When should you run integration tests for third-party APIs?

Run them whenever you add or upgrade an integration with an external service, and on a schedule afterward to catch breaking changes the provider ships. Use contract tests or sandboxes for routine CI runs, and hit the real API in periodic jobs to confirm the live contract still holds.

Is it too late to add integration tests near release?

It is risky but still worthwhile. Defects in how modules interact are far cheaper to fix earlier, so adding integration tests at release time often surfaces issues with little room to fix them. Add them as soon as possible and wire them into CI so future changes are protected continuously.

Can integration testing be done before all modules are complete?
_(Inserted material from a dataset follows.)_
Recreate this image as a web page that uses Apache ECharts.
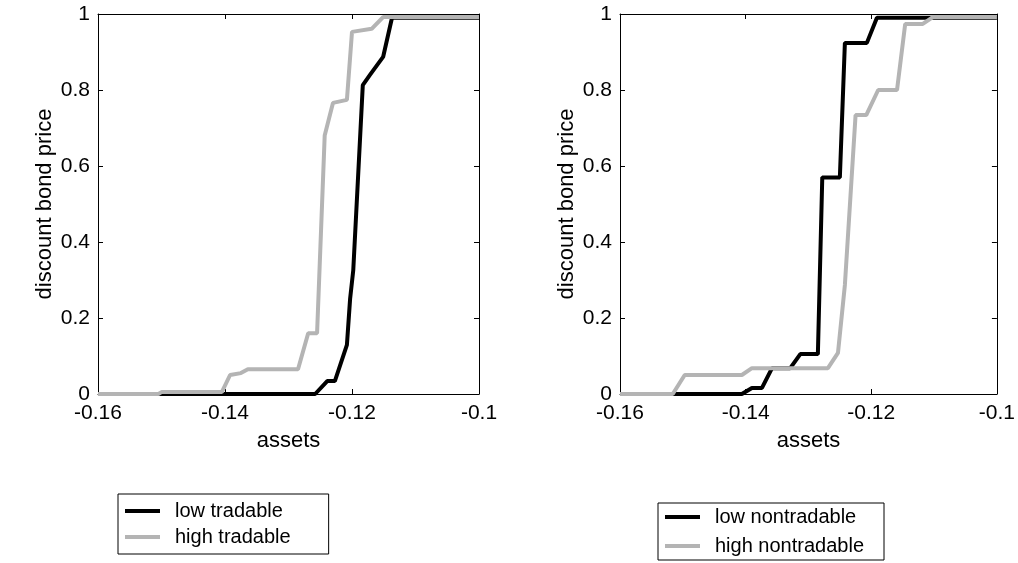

Yes. You do not have to wait for the whole system. Using stubs to stand in for unbuilt lower modules, or drivers to simulate missing callers, you can start integrating and testing as soon as two modules are ready. This incremental approach lets integration run in parallel with development and catches interface defects far earlier.

What is the difference between top-down and bottom-up integration testing?

Top-down starts from the highest-level modules and uses stubs to replace the lower ones not yet built, validating control flow early. Bottom-up starts from the lowest-level modules and uses drivers to simulate the callers above them. A sandwich approach combines both, and all three are incremental, so testing can begin before the full system is assembled.